Paul Schott Stevens, president and CEO of the Investment Company Institute (ICI), pointed out Wednesday two initiatives the ICI is fighting: the Securities and Exchange Commission’s (SEC) further attempts to rein in money market funds, and the Commodity Futures Trading Commission’s (CFTC) amendments to Rule 4.5 on commodity pool operators and commodity trading advisors.
With “great reluctance,” Stevens said during his opening remarks at the mutual fund trade group’s annual meeting, “ICI has filed a legal challenge to the CFTC’s amendments of Rule 4.5. We are joined in this action by the U.S. Chamber of Commerce. This is a highly unusual step for us—and not one taken lightly.”

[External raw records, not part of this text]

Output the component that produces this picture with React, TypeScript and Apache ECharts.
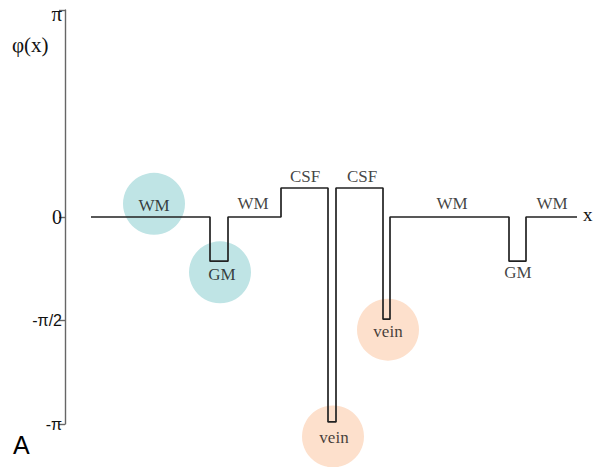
import React, { useEffect, useRef } from "react";
import * as echarts from "echarts";

const PI = Math.PI;
// boundaries along x (arbitrary position units) and phase level in each interval
const boundaries = [26, 145, 163, 216, 263, 271, 318, 325, 444, 461, 512];
const levels = [0, -0.67, 0, 0.44, -3.11, 0.44, -1.55, 0, -0.67, 0];

const yTicks = [-PI, -PI / 2, 0, PI];

const circleX = [89, 155, 268, 323];
const circleY = [0.2, -0.84, -3.33, -1.71];
const circleColors = ["#bfe4e5", "#bfe4e5", "#fde0cc", "#fde0cc"];

const labelText = ["WM", "GM", "WM", "CSF", "CSF", "WM", "WM", "GM", "vein", "vein"];
const labelX = [89, 157, 188, 240, 297, 387, 487, 453, 269, 323];
const labelY = [0.18, -0.88, 0.2, 0.61, 0.61, 0.2, 0.2, -0.84, -3.35, -1.74];

function buildSteps(): number[][] {
  const pts: number[][] = [];
  for (let i = 0; i < levels.length; i++) {
    pts.push([boundaries[i], levels[i]]);
    pts.push([boundaries[i + 1], levels[i]]);
  }
  return pts;
}

function tickName(v: number): string {
  if (Math.abs(v - PI) < 1e-6) return "{p|π}";
  if (Math.abs(v) < 1e-6) return "{s|0}";
  if (Math.abs(v + PI / 2) < 1e-6) return "{a|-π/2}";
  if (Math.abs(v + PI) < 1e-6) return "{a|-π}";
  return "";
}

export default function App() {
  const ref = useRef<HTMLDivElement>(null);
  useEffect(() => {
    if (!ref.current) return;
    const chart = echarts.init(ref.current, undefined, { renderer: "svg" });
    chart.setOption({
      animation: false,
      grid: { left: 65, right: 16, top: 10, bottom: 43 },
      xAxis: {
        type: "value",
        min: 0,
        max: 512,
        show: false,
      },
      yAxis: {
        type: "value",
        min: -PI,
        max: PI,
        interval: PI / 2,
        splitLine: { show: false },
        axisLine: { show: true, lineStyle: { color: "#666", width: 1.4 } },
        axisTick: {
          show: true,
          length: 6,
          customValues: yTicks,
          lineStyle: { color: "#666", width: 1.4 },
        },
        axisLabel: {
          customValues: yTicks,
          margin: 3,
          color: "#111",
          formatter: (v: number) => tickName(v),
          rich: {
            p: { fontFamily: "Liberation Serif", fontSize: 21, color: "#111", padding: [8, 0, 0, 0] },
            s: { fontFamily: "Liberation Serif", fontSize: 20, color: "#111" },
            a: { fontFamily: "Liberation Sans", fontSize: 16, color: "#111" },
          },
        },
      },
      series: [
        {
          type: "scatter",
          clip: false,
          silent: true,
          symbol: "circle",
          symbolSize: 62,
          data: circleX.map((x, i) => ({
            value: [x, circleY[i]],
            itemStyle: { color: circleColors[i], opacity: 1 },
          })),
          z: 1,
        },
        {
          type: "line",
          clip: false,
          showSymbol: false,
          symbol: "none",
          data: buildSteps(),
          lineStyle: { color: "#222", width: 1.7 },
          z: 2,
        },
        {
          type: "scatter",
          clip: false,
          symbolSize: 0,
          data: labelText.map((t, i) => ({ name: t, value: [labelX[i], labelY[i]] })),
          label: {
            show: true,
            position: "inside",
            formatter: (p: any) => p.name,
            fontFamily: "Liberation Serif",
            fontSize: 17,
            color: "#111",
          },
          z: 3,
        },
      ],
      graphic: [
        {
          type: "text",
          left: 12,
          top: 34,
          style: { text: "φ(x)", fontFamily: "Liberation Serif", fontSize: 21, fill: "#111" },
        },
        {
          type: "text",
          left: 583,
          top: 205,
          style: { text: "x", fontFamily: "Liberation Serif", fontSize: 19, fill: "#111" },
        },
        {
          type: "text",
          left: 13,
          top: 432,
          style: { text: "A", fontFamily: "Liberation Sans", fontSize: 25, fill: "#000" },
        },
      ],
    });
    return () => chart.dispose();
  }, []);
  return <div ref={ref} style={{ width: 593, height: 467, position: "absolute", left: 0, top: 0 }} />;
}
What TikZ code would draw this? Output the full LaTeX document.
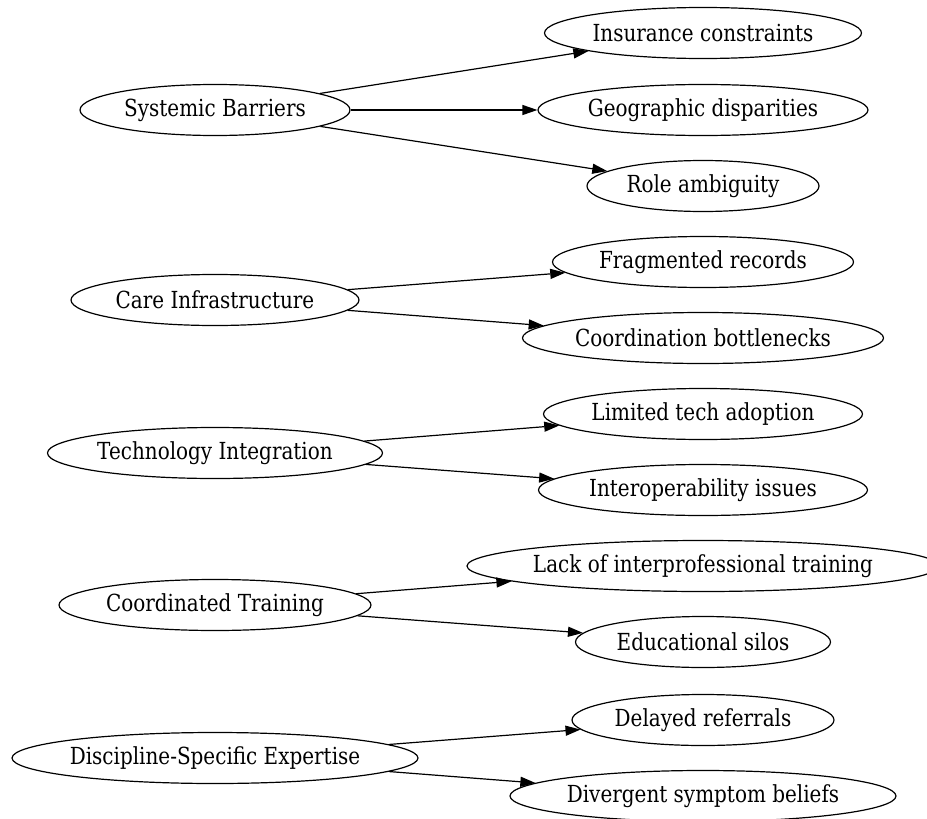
\documentclass[tikz,border=0pt]{standalone}
\usepackage{fontspec}
\setmainfont{DejaVu Serif}[FakeStretch=0.85]
\usetikzlibrary{shapes.geometric,arrows.meta}
\tikzset{
  topic/.style={draw, ellipse, line width=1.2pt, inner xsep=-40pt, inner ysep=0pt,
    minimum height=51pt, font=\fontsize{23.5}{28}\selectfont},
  link/.style={-{Triangle[length=15pt,width=10pt]}, line width=1.2pt}
}
\begin{document}
\begin{tikzpicture}[x=1pt,y=-1pt]
  \useasboundingbox (0,0) rectangle (927,819);
  \clip (0,0) rectangle (927,819);
  % main themes
  \node[topic, minimum width=270pt] (systemic) at (215,110) {Systemic Barriers};
  \node[topic, minimum width=288pt] (care) at (215,300) {Care Infrastructure};
  \node[topic, minimum width=335pt] (tech) at (215,453) {Technology Integration};
  \node[topic, minimum width=312pt] (training) at (215,605) {Coordinated Training};
  \node[topic, minimum width=406pt] (expertise) at (215,758) {Discipline-Specific Expertise};
  % sub-themes
  \node[topic, minimum width=317pt] (insurance) at (703,33) {Insurance constraints};
  \node[topic, minimum width=330pt] (geographic) at (703,110) {Geographic disparities};
  \node[topic, minimum width=232pt] (role) at (703,186) {Role ambiguity};
  \node[topic, minimum width=301pt] (records) at (703,262) {Fragmented records};
  \node[topic, minimum width=361pt] (bottlenecks) at (703,338) {Coordination bottlenecks};
  \node[topic, minimum width=319pt] (adoption) at (703,414) {Limited tech adoption};
  \node[topic, minimum width=329pt] (interop) at (703,490) {Interoperability issues};
  \node[topic, minimum width=472pt] (interprof) at (703,566) {Lack of interprofessional training};
  \node[topic, minimum width=255pt] (silos) at (703,642) {Educational silos};
  \node[topic, minimum width=262pt] (referrals) at (703,720) {Delayed referrals};
  \node[topic, minimum width=386pt] (beliefs) at (703,796) {Divergent symptom beliefs};
  % edges
  \foreach \from/\to in {systemic/insurance, systemic/geographic, systemic/role,
      care/records, care/bottlenecks, tech/adoption, tech/interop,
      training/interprof, training/silos, expertise/referrals, expertise/beliefs}
    \draw[link] (\from) -- (\to);
\end{tikzpicture}
\end{document}
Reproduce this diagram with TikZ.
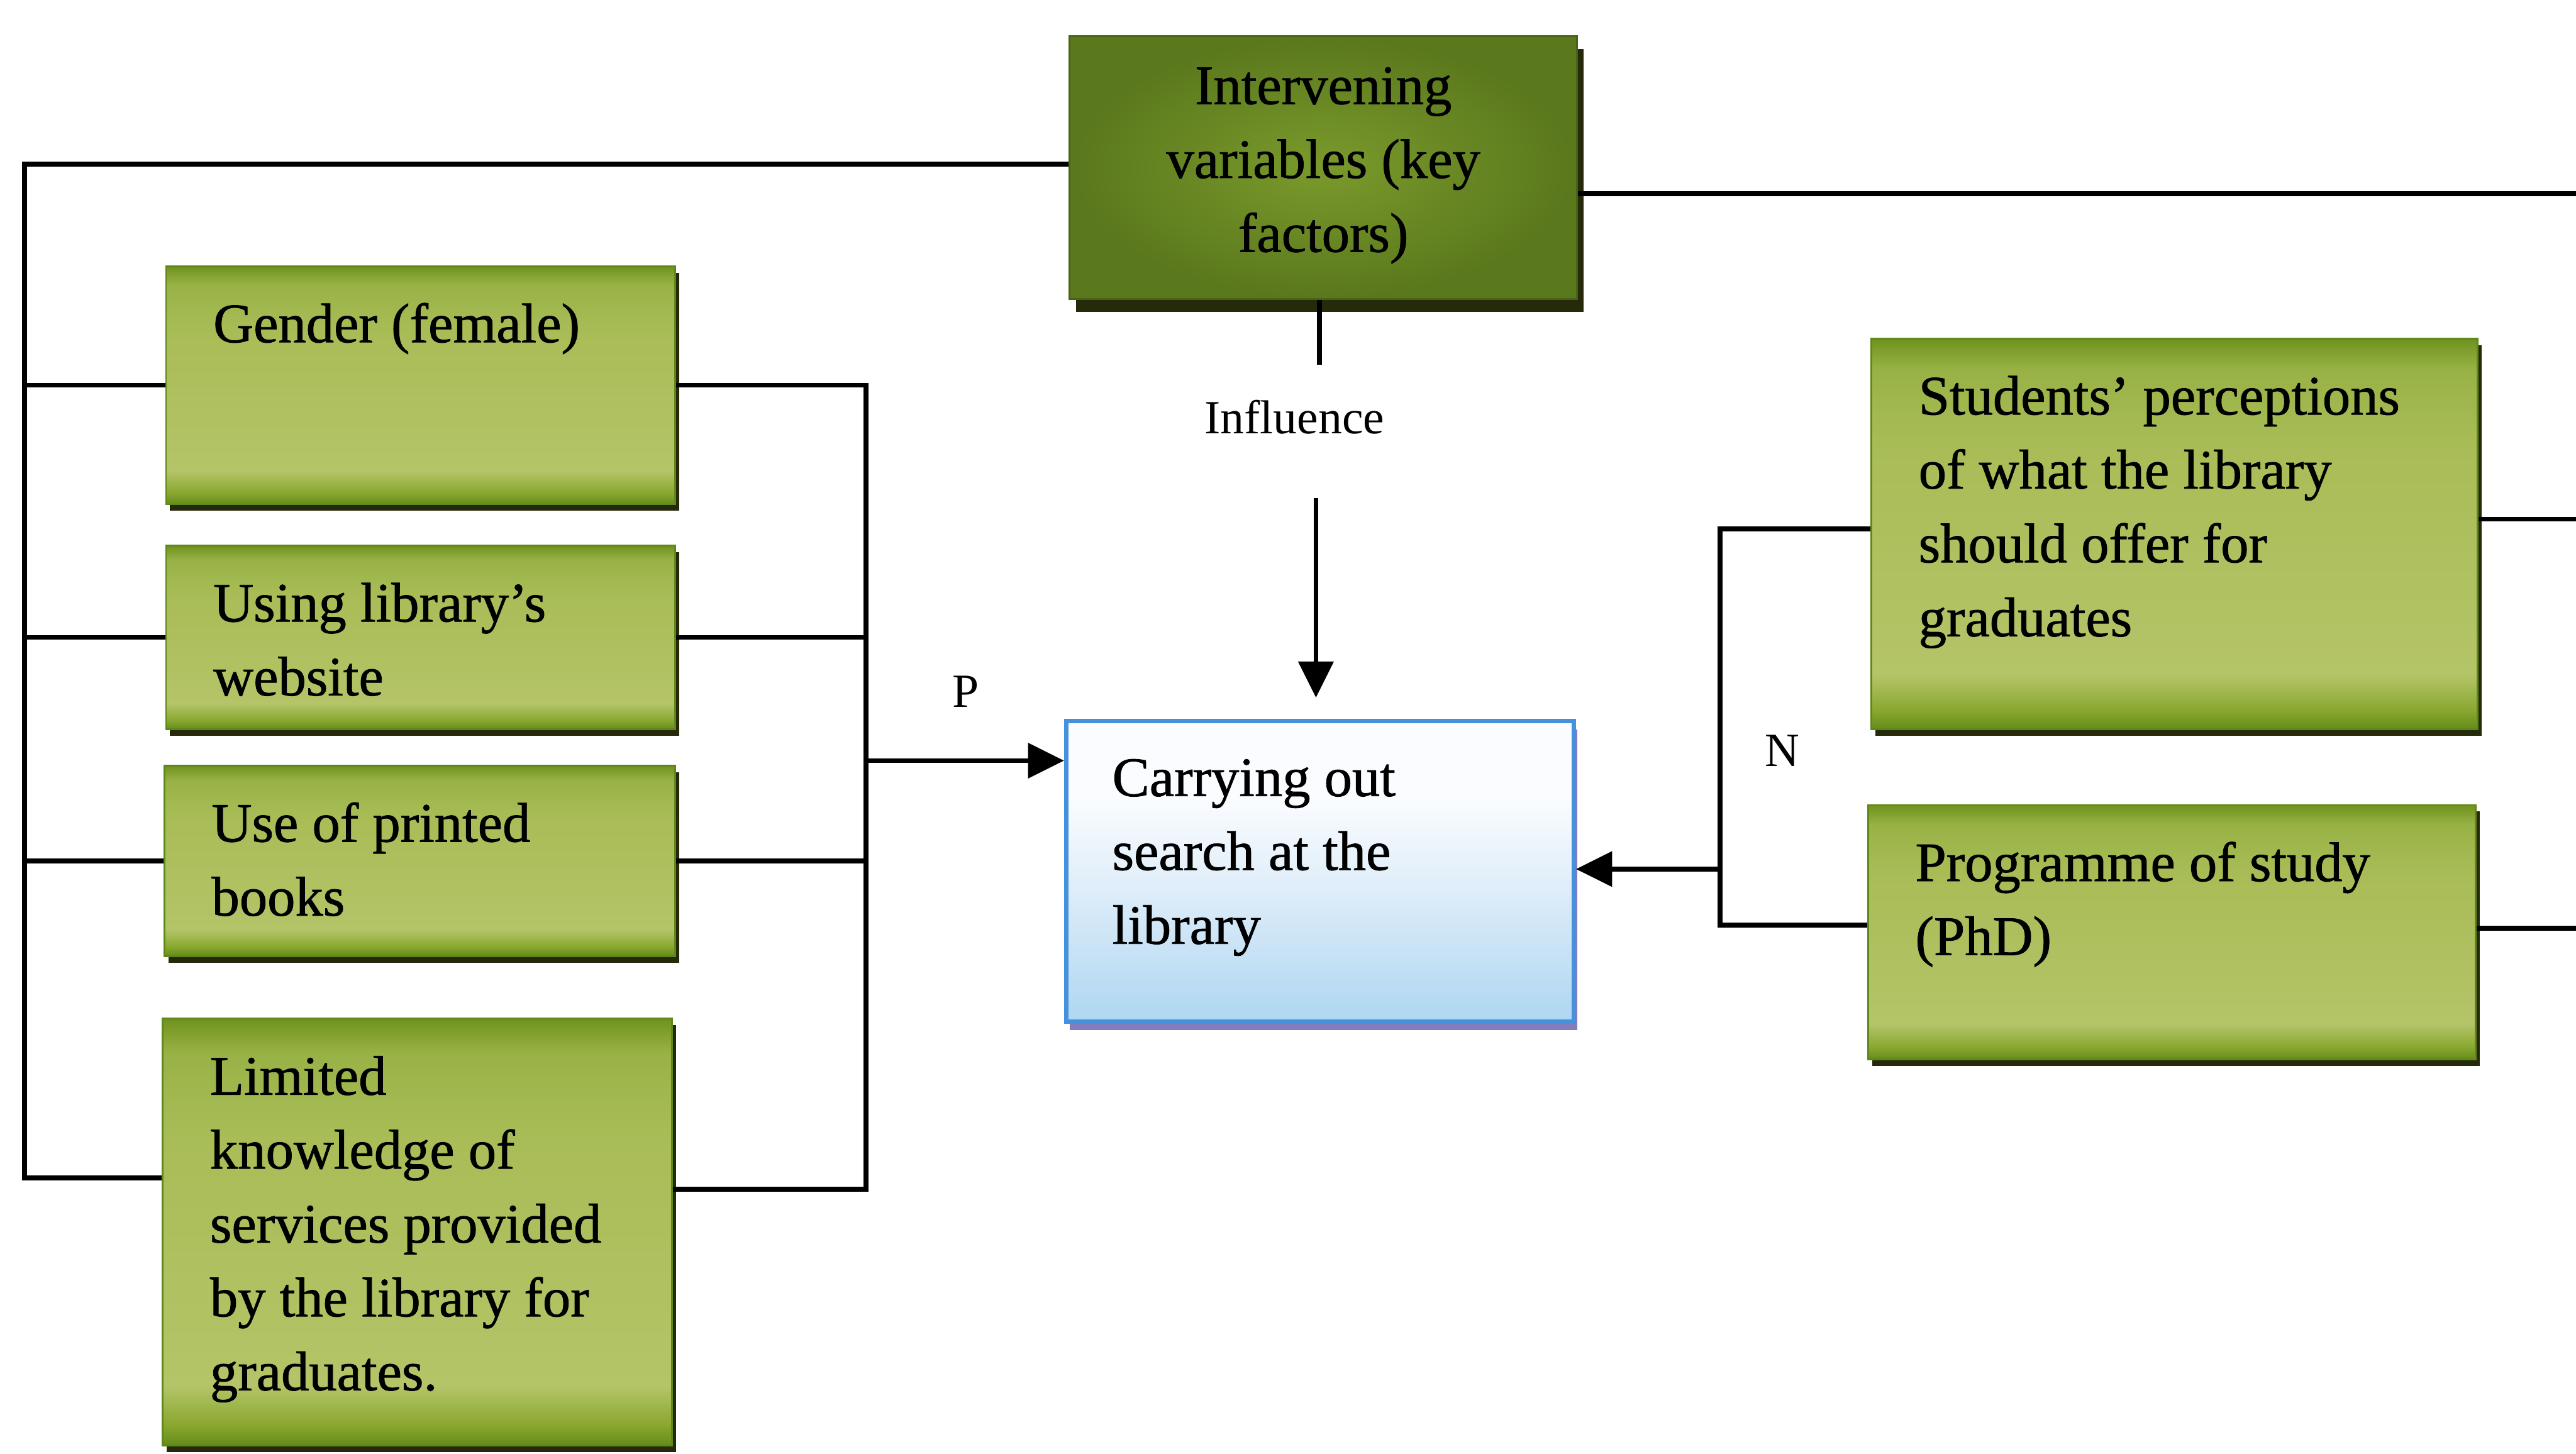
\documentclass[tikz,border=0pt]{standalone}
\usepackage{fontspec}
\setmainfont{Liberation Serif}
\newfontfamily\boxfont{Liberation Serif}[FakeBold=1]
\usetikzlibrary{arrows.meta,shadows}

% colours of the boxes
\definecolor{gEdge}{RGB}{95,135,25}
\definecolor{gB0}{RGB}{100,140,25}
\definecolor{gB1}{RGB}{138,168,48}
\definecolor{gL}{RGB}{180,196,104}
\definecolor{gL2}{RGB}{168,188,86}
\definecolor{gT1}{RGB}{152,178,70}
\definecolor{gT0}{RGB}{112,146,30}
\definecolor{gShadow}{RGB}{38,42,10}
\definecolor{kIn}{RGB}{122,154,44}
\definecolor{kOut}{RGB}{90,120,28}
\definecolor{kEdge}{RGB}{70,100,20}
\definecolor{cEdge}{RGB}{70,145,220}
\definecolor{cTop}{RGB}{250,252,255}
\definecolor{cMid}{RGB}{228,240,250}
\definecolor{cBot}{RGB}{175,214,242}
\definecolor{cShadow}{RGB}{130,125,190}

% light green body, darker rims at top and bottom
\pgfdeclareverticalshading{greenbox}{100bp}{%
  color(0bp)=(gB0); color(25bp)=(gB0); color(27.5bp)=(gB1);
  color(32bp)=(gL); color(62bp)=(gL2); color(71bp)=(gT1);
  color(75bp)=(gT0); color(100bp)=(gT0)}
% white at the top, light blue at the bottom
\pgfdeclareverticalshading{bluebox}{100bp}{%
  color(0bp)=(cBot); color(25bp)=(cBot); color(50bp)=(cMid);
  color(62bp)=(cTop); color(100bp)=(cTop)}

\begin{document}
\begin{tikzpicture}[x=0.02cm,y=-0.02cm,
  factor/.style={rectangle, inner sep=0, draw=gEdge, line width=0.6pt,
    shading=greenbox,
    drop shadow={shadow xshift=0.05cm, shadow yshift=-0.08cm,
      fill=gShadow, opacity=1}},
  keybox/.style={rectangle, inner sep=0, draw=kEdge, line width=0.6pt,
    inner color=kIn, outer color=kOut,
    drop shadow={shadow xshift=0.08cm, shadow yshift=-0.16cm,
      fill=gShadow, opacity=1}},
  outcome/.style={rectangle, inner sep=0, draw=cEdge, line width=1.5pt,
    shading=bluebox,
    drop shadow={shadow xshift=0.04cm, shadow yshift=-0.1cm,
      fill=cShadow, opacity=1}},
  boxtext/.style={font=\boxfont\fontsize{19.3}{25.6}\selectfont, inner sep=0,
    anchor=north west, align=left},
  tag/.style={font=\fontsize{16.5}{20}\selectfont, inner sep=0},
  conn/.style={line width=1.7pt, black},
  arr/.style={conn, -{Triangle[length=0.44cm,width=0.42cm]}}]

\useasboundingbox (0,0) rectangle (1568,885);
\fill[white] (0,0) rectangle (1568,885);

% boxes
\node[keybox, minimum width=6.18cm, minimum height=3.2cm] (inter) at (805.5,102) {};
\node[factor, minimum width=6.2cm, minimum height=2.9cm] (gender) at (256,234.5) {};
\node[factor, minimum width=6.2cm, minimum height=2.24cm] (website) at (256,388) {};
\node[factor, minimum width=6.22cm, minimum height=2.32cm] (books) at (255.5,524) {};
\node[factor, minimum width=6.2cm, minimum height=5.2cm] (limited) at (254,750) {};
\node[outcome, minimum width=6.18cm, minimum height=3.66cm] (central) at (803.5,530.5) {};
\node[factor, minimum width=7.38cm, minimum height=4.76cm] (students) at (1323.5,325) {};
\node[factor, minimum width=7.4cm, minimum height=3.1cm] (programme) at (1322,567.5) {};

% box texts
\node[boxtext, anchor=north, align=center] (inter-t) at ([shift={(0,10)}]inter.north)
  {\strut Intervening\\variables (key\\factors)};
\node[boxtext] (gender-t) at ([shift={(29,15)}]gender.north west) {\strut Gender (female)};
\node[boxtext] (website-t) at ([shift={(29,15)}]website.north west) {\strut Using library’s\\website};
\node[boxtext] (books-t) at ([shift={(29,15)}]books.north west) {\strut Use of printed\\books};
\node[boxtext] (limited-t) at ([shift={(29,15)}]limited.north west)
  {\strut Limited\\knowledge of\\services provided\\by the library for\\graduates.};
\node[boxtext] (central-t) at ([shift={(29,15)}]central.north west)
  {\strut Carrying out\\search at the\\library};
\node[boxtext] (students-t) at ([shift={(29,15)}]students.north west)
  {\strut Students’ perceptions\\of what the library\\should offer for\\graduates};
\node[boxtext] (programme-t) at ([shift={(29,15)}]programme.north west)
  {\strut Programme of study\\(PhD)};

% labels
\node[tag] (influence) at (788,254) {Influence};
\node[tag] (plabel) at (588,421) {P};
\node[tag] (nlabel) at (1085,457) {N};

% bend points and free ends
\coordinate (busTop) at (15,100);
\coordinate (busL) at (15,717);
\coordinate (busP) at (527,724);
\coordinate (pIn) at (527,463);
\coordinate (busN) at (1047,322);
\coordinate (busN2) at (1047,563);
\coordinate (nIn) at (1047,529);
\coordinate (stemEnd) at (803,222);
\coordinate (inflStart) at (801,303);
\coordinate (rimI) at (1568,118);
\coordinate (rimS) at (1568,316);
\coordinate (rimP) at (1568,565);

% left bus: intervening variables to the factors
\draw[conn] (busTop -| inter.west) -- (busTop) -- (busL) -- (busL -| limited.west);
\draw[conn] (gender.west) -- (gender.west -| busL);
\draw[conn] (website.west) -- (website.west -| busL);
\draw[conn] (books.west) -- (books.west -| busL);

% positive factors into the outcome
\draw[conn] (gender.east) -| (busP) -- (busP -| limited.east);
\draw[conn] (website.east) -- (website.east -| busP);
\draw[conn] (books.east) -- (books.east -| busP);
\draw[arr] (pIn) -- (pIn -| central.west);

% negative factors into the outcome
\draw[conn] (busN -| students.west) -- (busN) -- (busN2) -- (busN2 -| programme.west);
\draw[arr] (nIn) -- (nIn -| central.east);

% influence of the intervening variables
\draw[conn] (inter.south -| stemEnd) -- (stemEnd);
\draw[arr, shorten >=0.26cm] (inflStart) -- (inflStart |- central.north);

% lines leaving to the right
\draw[conn] (rimI -| inter.east) -- (rimI);
\draw[conn] (rimS -| students.east) -- (rimS);
\draw[conn] (rimP -| programme.east) -- (rimP);
\end{tikzpicture}
\end{document}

Under Rule 4.5, the CFTC exempts many institutions from its oversight, Stevens (left) said. “The rule essentially says that if you sponsor a pooled investment, and you are well-regulated by another agency, such as the SEC, you don’t need a second layer of regulation from the CFTC.” Under Rule 4.5, “the CFTC has excluded insurance companies, banks and pension plans from its regulatory regime. And since 2003, the CFTC treated registered investment companies and their advisers the same way. After all—what financial product is more comprehensively regulated than mutual funds?”
The CFTC, Stevens said, has “sharply narrowed Rule 4.5—but just for funds and their advisors” by requiring “new tests that are so stringent that virtually every fund advisor will need to monitor its use of derivatives on a regular basis. Some will be subject to CFTC regulation atop their current SEC oversight—a redundant, costly regime that will harm their investors.” Others, he continued, “to avoid this regime, may choose to reduce their use of futures, options, and swaps—again, to the detriment of their investors. Either way, investors lose.”